Suppose $u,v\in V$. Prove that $\|au+bv\| = \|bu+av\|$ for all $a,b\in\mathbb{R}$ if and only if $\|u\| = \|v\|$.
Proof. $(\Rightarrow)$. Assume that $\|au+bv\| = \|bu+av\|$ for all $a,b\in\mathbb{R}$ then in particular for $a = 1$ and $b=0$ we have $\|u\| = \|v\|$.

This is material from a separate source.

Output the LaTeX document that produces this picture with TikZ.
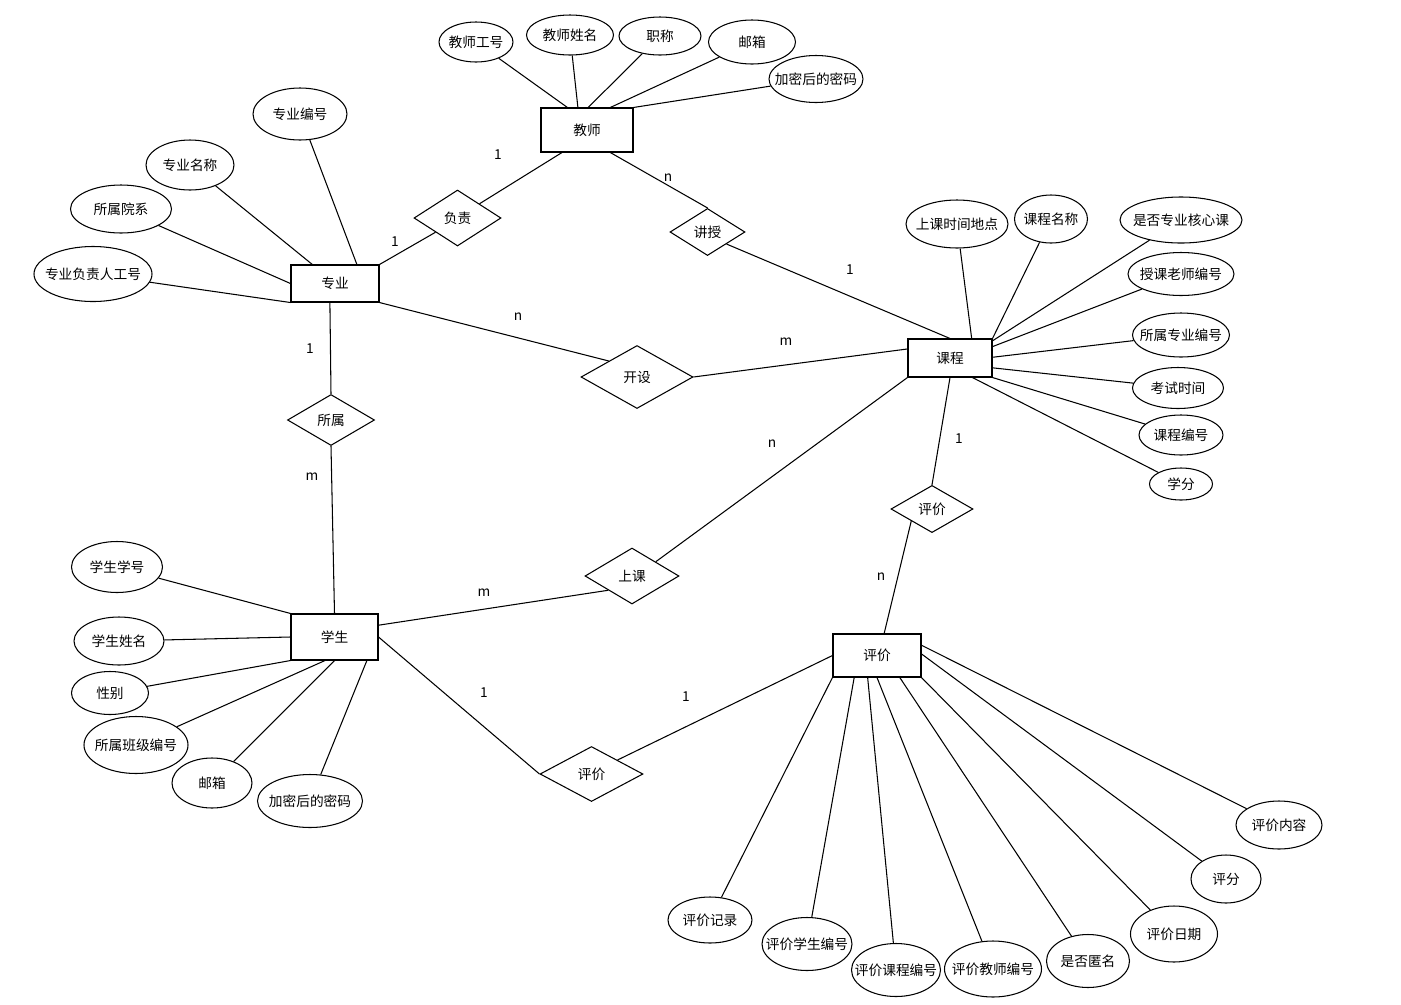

$(\Leftarrow)$. Let $a$ and $b$ be arbitrary real numbers and assume that $\|u\| = \|v\|$ consequently $|a|^2\cdot\|u\|^2 = |a|^2\cdot\|v\|^2$ and $|b|^2\cdot\|v\|^2 = |b|^2\cdot\|u\|^2$ adding these two equations yields $|a|^2\cdot\|u\|^2+|b|^2\cdot\|v\|^2 = |a|^2\cdot\|v\|^2+|b|^2\cdot\|u\|^2$ equivalently $\|au\|^2+\|bv\|^2 = \|av\|^2+\|bu\|^2$ equivalently $\langle au,au\rangle+\langle bv,bv\rangle = \langle av,av\rangle+\langle bu,bu\rangle$ and by applying additivity in first slot and then additivity in second slot we have $\langle au+bv,au+bv\rangle = \langle bu+av,bu+av\rangle$ equivalently $\|au+bv\|^2 = \|bu+av\|^2$ taking square root yields the required result.
$\blacksquare$
Yes, both directions are correct.